Он стоял в дверях спальни, восстанавливая дыхание. Колокола уже не отдавались в ушах низким «бум». Стрелка вернулась из красной зоны в нормальный режим. Усилием воли Том стер ее из воображения.
О, ради всего святого, мужик он или нет? Конечно, мужик, и не какой-нибудь там задохлик, а крупный, статный. «Молоток», в общем. И если она об этом забыла, то самое время напомнить. Поучить малость.
На что он и настроился, но, раскинув мозгами, помедлил, прислушиваясь к разговору, без особой, впрочем, заботы о том, кому она говорит и что, лишь вслушиваясь в модуляции голоса. И почувствовал, как его охватывает привычная старая тупая злоба.

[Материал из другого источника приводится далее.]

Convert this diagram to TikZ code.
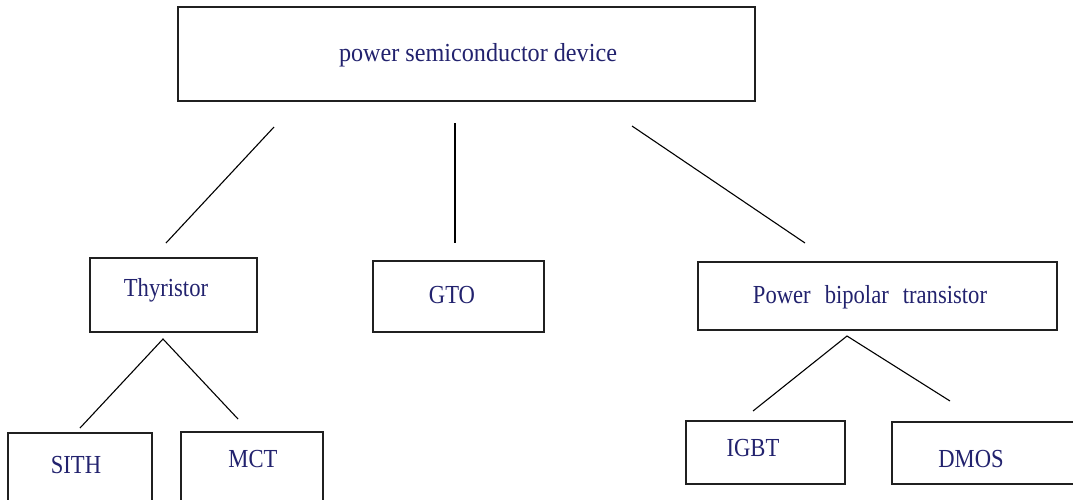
\documentclass[tikz,border=0pt]{standalone}
\usepackage{fontspec}
\newfontfamily\lblfont[FakeStretch=0.87]{Liberation Serif}
\newfontfamily\lbltopfont[FakeStretch=0.93]{Liberation Serif}
\definecolor{txtblue}{HTML}{22226E}
\definecolor{boxline}{HTML}{202020}
\begin{document}
\begin{tikzpicture}[x=1pt,y=-1pt,
  box/.style={draw=boxline,line width=1.6pt,rectangle,inner sep=0pt},
  lbl/.style={anchor=base,inner sep=0pt,text=txtblue,font=\lblfont\fontsize{26}{30}\selectfont},
  toplbl/.style={anchor=base,inner sep=0pt,text=txtblue,font=\lbltopfont\fontsize{26}{30}\selectfont},
  conn/.style={draw=black,line width=1.1pt}]
\useasboundingbox (0,0) rectangle (1073,499);
\clip (0,0) rectangle (1073,499);
\fill[white] (0,0) rectangle (1073,499);
% boxes
\node[box,minimum width=577pt,minimum height=94pt] (top) at (466.5,54) {};
\node[box,minimum width=167pt,minimum height=74pt] (thy) at (173.5,295) {};
\node[box,minimum width=171pt,minimum height=71pt] (gto) at (458.5,296.5) {};
\node[box,minimum width=359pt,minimum height=68pt] (pbt) at (877.5,296) {};
\node[box,minimum width=144pt,minimum height=90pt] (sith) at (80,478) {};
\node[box,minimum width=142pt,minimum height=90pt] (mct) at (252,477) {};
\node[box,minimum width=159pt,minimum height=63pt] (igbt) at (765.5,452.5) {};
\node[box,minimum width=208pt,minimum height=62pt] (dmos) at (996,453) {};
% labels
\node[toplbl] (ttop) at (478,61) {power semiconductor device};
\node[lbl] (tthy) at (166,296) {Thyristor};
\node[lbl] (tgto) at (452,303) {GTO};
\node[lbl] (tpbt) at (870,303) {Power\hspace{14pt}bipolar\hspace{14pt}transistor};
\node[lbl] (tsith) at (76,473) {SITH};
\node[lbl] (tmct) at (253,467) {MCT};
\node[lbl] (tigbt) at (753,456) {IGBT};
\node[lbl] (tdmos) at (971,467) {DMOS};
% connector end points
\coordinate (a1) at (274,127);
\coordinate (a2) at (166,243);
\coordinate (b1) at (455,123);
\coordinate (b2) at (455,243);
\coordinate (c1) at (632,126);
\coordinate (c2) at (805,243);
\coordinate (tapex) at (163,339);
\coordinate (tl) at (80,428);
\coordinate (tr) at (238,419);
\coordinate (papex) at (847,336);
\coordinate (pl) at (753,411);
\coordinate (pr) at (950,401);
\draw[conn] (a1) -- (a2);
\draw[conn] (b1) -- (b2);
\draw[conn] (c1) -- (c2);
\draw[conn] (tl) -- (tapex) -- (tr);
\draw[conn] (pl) -- (papex) -- (pr);
\end{tikzpicture}
\end{document}
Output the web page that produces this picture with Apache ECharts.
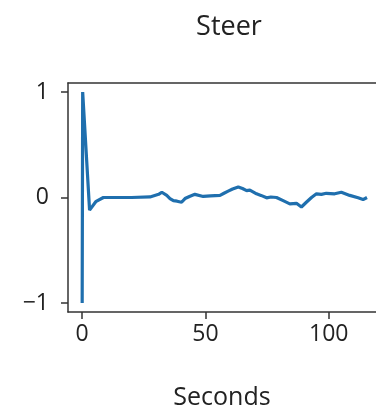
<!DOCTYPE html>
<html>
<head>
<meta charset="utf-8">
<script src="https://cdn.jsdelivr.net/npm/echarts@6/dist/echarts.min.js"></script>
<style>
  html, body { margin: 0; padding: 0; background: #fff; }
  #chart { width: 376px; height: 412px; }
</style>
</head>
<body>
<div id="chart"></div>
<script>
// steering trace
const seconds = [0, 0.2, 3.0, 5.5, 8.6, 20, 27.5, 31, 32.3, 34.3, 35.6, 37, 38.5, 40.3, 41.7, 43.5,
  45.7, 49.1, 52, 55.9, 57.5, 59.2, 61, 63.3, 65, 66.7, 68, 70.7, 72.5, 74.8, 76.5, 78.8, 81.5,
  84.2, 86.9, 88.9, 90.9, 93, 95, 97, 99, 102.4, 105.1, 108.5, 111.9, 113.9, 115.5];
const steer = [-1, 1, -0.12, -0.04, 0, 0, 0.005, 0.03, 0.05, 0.02, -0.01, -0.03, -0.035, -0.045, -0.01, 0.01,
  0.03, 0.01, 0.015, 0.02, 0.04, 0.06, 0.08, 0.1, 0.085, 0.065, 0.07, 0.035, 0.02, -0.003, 0.005, 0, -0.03,
  -0.06, -0.055, -0.09, -0.045, 0.0, 0.035, 0.03, 0.04, 0.035, 0.05, 0.02, -0.003, -0.02, 0];
const yTicks = [-1, 0, 1];
const xTicks = [0, 50, 100];

const font = '"Open Sans", "DejaVu Sans", sans-serif';
const chart = echarts.init(document.getElementById('chart'));

// the plot box runs a little past the right edge, so no right border is drawn
const frame = { show: true, onZero: false, lineStyle: { color: '#333', width: 1.5 } };

chart.setOption({
  animation: false,
  title: {
    text: 'Steer',
    left: 224,
    top: 9,
    textAlign: 'center',
    textStyle: { fontFamily: font, fontSize: 27, fontWeight: 'normal', color: '#222' },
  },
  grid: {
    left: 68,
    right: 0,
    top: 83,
    bottom: 100,
    outerBoundsMode: 'none',
  },
  xAxis: [
    {
      type: 'value',
      min: -5.75,
      max: 119.15,
      name: 'Seconds',
      nameLocation: 'middle',
      nameGap: 73,
      nameTextStyle: { fontFamily: font, fontSize: 25, color: '#222' },
      splitLine: { show: false },
      axisLine: frame,
      axisTick: { show: true, length: 7, customValues: xTicks, lineStyle: { color: '#333', width: 1.5 } },
      axisLabel: {
        customValues: xTicks,
        margin: 11,
        fontFamily: font,
        fontSize: 23,
        color: '#222',
      },
    },
    {
      type: 'value',
      position: 'top',
      min: -5.75,
      max: 119.15,
      splitLine: { show: false },
      axisLine: frame,
      axisTick: { show: false },
      axisLabel: { show: false },
    },
  ],
  yAxis: {
    type: 'value',
    min: -1.085,
    max: 1.085,
    splitLine: { show: false },
    axisLine: frame,
    axisTick: { show: true, length: 7, customValues: yTicks, lineStyle: { color: '#333', width: 1.5 } },
    axisLabel: {
      customValues: yTicks,
      margin: 19,
      fontFamily: font,
      fontSize: 23,
      color: '#222',
      formatter: (v) => (v < 0 ? '\u2212' + Math.abs(v) : String(v)),
    },
  },
  series: [
    {
      type: 'line',
      data: seconds.map((t, i) => [t, steer[i]]),
      showSymbol: false,
      lineStyle: { color: '#1f6fae', width: 3.2 },
      clip: true,
    },
  ],
});
</script>
</body>
</html>
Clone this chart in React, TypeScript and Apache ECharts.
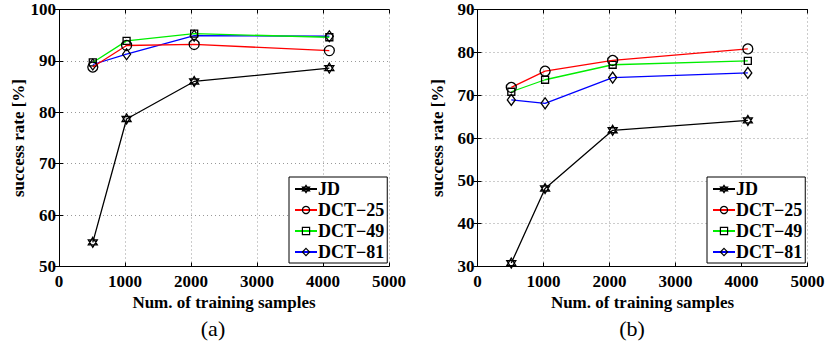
import React, { useEffect, useRef } from "react";
import * as echarts from "echarts";

const samples = [512, 1024, 2048, 4096];
const xTicks = [0, 1000, 2000, 3000, 4000, 5000];
const seriesNames = ["JD", "DCT\u221225", "DCT\u221249", "DCT\u221281"];

const jdA = [54.7, 78.7, 86.0, 88.6];
const dct25A = [88.8, 93.0, 93.2, 92.0];
const dct49A = [89.7, 93.9, 95.3, 94.6];
const dct81A = [89.3, 91.3, 94.9, 94.8];

const jdB = [30.8, 48.2, 61.8, 64.1];
const dct25B = [71.8, 75.6, 78.1, 80.8];
const dct49B = [70.8, 73.6, 77.1, 78.0];
const dct81B = [68.9, 68.1, 74.1, 75.2];

const lineColors = ["#000000", "#ff0000", "#00ee00", "#0000ff"];
const hexagram =
  "path://M5,0 L9.33,7.5 L0.67,7.5 Z M5,10 L0.67,2.5 L9.33,2.5 Z";
const symbols = [hexagram, "circle", "rect", "diamond"];
const symbolSizes: any[] = [[9, 10], 10, 7, [8, 11]];

const FONT = "Liberation Serif";

export default function App() {
  const ref = useRef<HTMLDivElement>(null);
  useEffect(() => {
    if (!ref.current) return;
    const chart = echarts.init(ref.current, undefined, { renderer: "svg" });
    const grids = [
      { left: 59, top: 9.5, width: 330, height: 257 },
      { left: 477.5, top: 9.5, width: 330, height: 257 },
    ];
    const yRanges = [
      [50, 100],
      [30, 90],
    ];
    const data = [
      [jdA, dct25A, dct49A, dct81A],
      [jdB, dct25B, dct49B, dct81B],
    ];
    const labelStyle = {
      fontFamily: FONT,
      fontWeight: "bold" as const,
      fontSize: 17,
      color: "#000",
    };
    const xAxes: any[] = [];
    const yAxes: any[] = [];
    const series: any[] = [];
    [0, 1].forEach((g) => {
      xAxes.push({
        type: "value",
        gridIndex: g,
        min: xTicks[0],
        max: xTicks[xTicks.length - 1],
        interval: 1000,
        name: "Num. of training samples",
        nameLocation: "middle",
        nameGap: 20,
        nameTextStyle: { ...labelStyle, verticalAlign: "top" },
        axisLine: { show: true, lineStyle: { color: "#000", width: 1 } },
        axisTick: { show: true, inside: true, length: 4, lineStyle: { color: "#000" } },
        axisLabel: {
          ...labelStyle,
          margin: 6,
          formatter: (v: number) => String(v),
        },
        splitLine: { show: true, lineStyle: { color: "#999", type: [1, 3], width: 1 } },
      });
      xAxes.push({
        type: "value",
        gridIndex: g,
        position: "top",
        min: xTicks[0],
        max: xTicks[xTicks.length - 1],
        interval: 1000,
        axisLine: { show: true, lineStyle: { color: "#000", width: 1 } },
        axisTick: { show: true, inside: true, length: 4, lineStyle: { color: "#000" } },
        axisLabel: { show: false },
        splitLine: { show: false },
      });
      yAxes.push({
        type: "value",
        gridIndex: g,
        min: yRanges[g][0],
        max: yRanges[g][1],
        interval: 10,
        name: "success rate [%]",
        nameLocation: "middle",
        nameGap: 32,
        nameRotate: 90,
        nameTextStyle: { ...labelStyle },
        axisLine: { show: true, lineStyle: { color: "#000", width: 1 } },
        axisTick: { show: true, inside: true, length: 4, lineStyle: { color: "#000" } },
        axisLabel: { ...labelStyle, margin: 3, formatter: (v: number) => String(v) },
        splitLine: { show: true, lineStyle: { color: "#999", type: [1, 3], width: 1 } },
      });
      yAxes.push({
        type: "value",
        gridIndex: g,
        position: "right",
        min: yRanges[g][0],
        max: yRanges[g][1],
        interval: 10,
        axisLine: { show: true, lineStyle: { color: "#000", width: 1 } },
        axisTick: { show: true, inside: true, length: 4, lineStyle: { color: "#000" } },
        axisLabel: { show: false },
        splitLine: { show: false },
      });
      seriesNames.forEach((name, i) => {
        series.push({
          type: "line",
          name,
          xAxisIndex: g * 2,
          yAxisIndex: g * 2,
          data: samples.map((x, k) => [x, data[g][i][k]]),
          symbol: symbols[i],
          symbolSize: symbolSizes[i],
          showAllSymbol: true,
          lineStyle: { color: lineColors[i], width: 1.3 },
          itemStyle: { color: "transparent", borderColor: "#000", borderWidth: 1.3 },
          z: 2 + (3 - i),
        });
      });
    });
    const legendBase = {
      orient: "vertical",
      data: seriesNames,
      backgroundColor: "#fff",
      borderColor: "#000",
      borderWidth: 1,
      borderRadius: 0,
      padding: [3, 3, 2, 5],
      itemWidth: 22,
      itemHeight: 9,
      itemGap: 3,
      selectedMode: false,
      itemStyle: { color: "transparent", borderColor: "#000", borderWidth: 1.2 },
      textStyle: {
        fontFamily: FONT,
        fontWeight: "bold",
        fontSize: 18,
        lineHeight: 18,
        color: "#000",
        padding: [0, 0, 0, -4],
      },
    };
    chart.setOption({
      animation: false,
      grid: grids,
      xAxis: xAxes,
      yAxis: yAxes,
      series,
      legend: [
        { ...legendBase, left: 289, top: 177 },
        { ...legendBase, left: 707, top: 177 },
      ],
      graphic: [
        {
          type: "text",
          x: 213,
          y: 328,
          style: {
            text: "(a)",
            font: "22px " + FONT,
            fill: "#000",
            align: "center",
            verticalAlign: "middle",
          },
        },
        {
          type: "text",
          x: 632,
          y: 328,
          style: {
            text: "(b)",
            font: "22px " + FONT,
            fill: "#000",
            align: "center",
            verticalAlign: "middle",
          },
        },
      ],
    });
    return () => chart.dispose();
  }, []);
  return (
    <div
      ref={ref}
      style={{ position: "fixed", left: 0, top: 0, width: 828, height: 343, background: "#fff" }}
    />
  );
}
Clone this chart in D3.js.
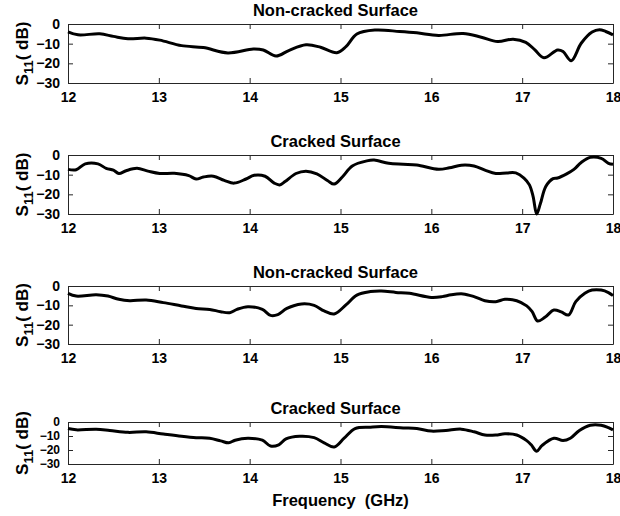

Том впервые встретил Беверли в одном из баров в центре Чикаго четыре года назад. Они быстро нашли общий язык, поскольку работали в одном здании — «Стандард Брэндс Билдинг» — и имели там общих знакомых. Том служил на двадцать четвертом этаже — «Ким и Лэндри. Связи с общественностью». Беверли Марш была помощником дизайнера на двенадцатом, в «Дилия Фэшнс». Сама Дилия, имевшая некоторый вес на Среднем Западе, ориентировалась на молодежную моду. Юбки, блузки, шали и широкие брюки спортивного типа конструировались, по словам Дилии, «молодежной бригадой», а Том называл их «главными мастерскими». Том Роган быстренько уяснил для себя два основных качества Беверли: она была неистребимо женственна и болезненно уязвима. Менее чем через месяц он открыл и третье: она была безусловно талантлива. Безумно талантлива. В эскизах ее платьев и блузок легко угадывалась машина для добывания денег с почти безграничным потенциалом.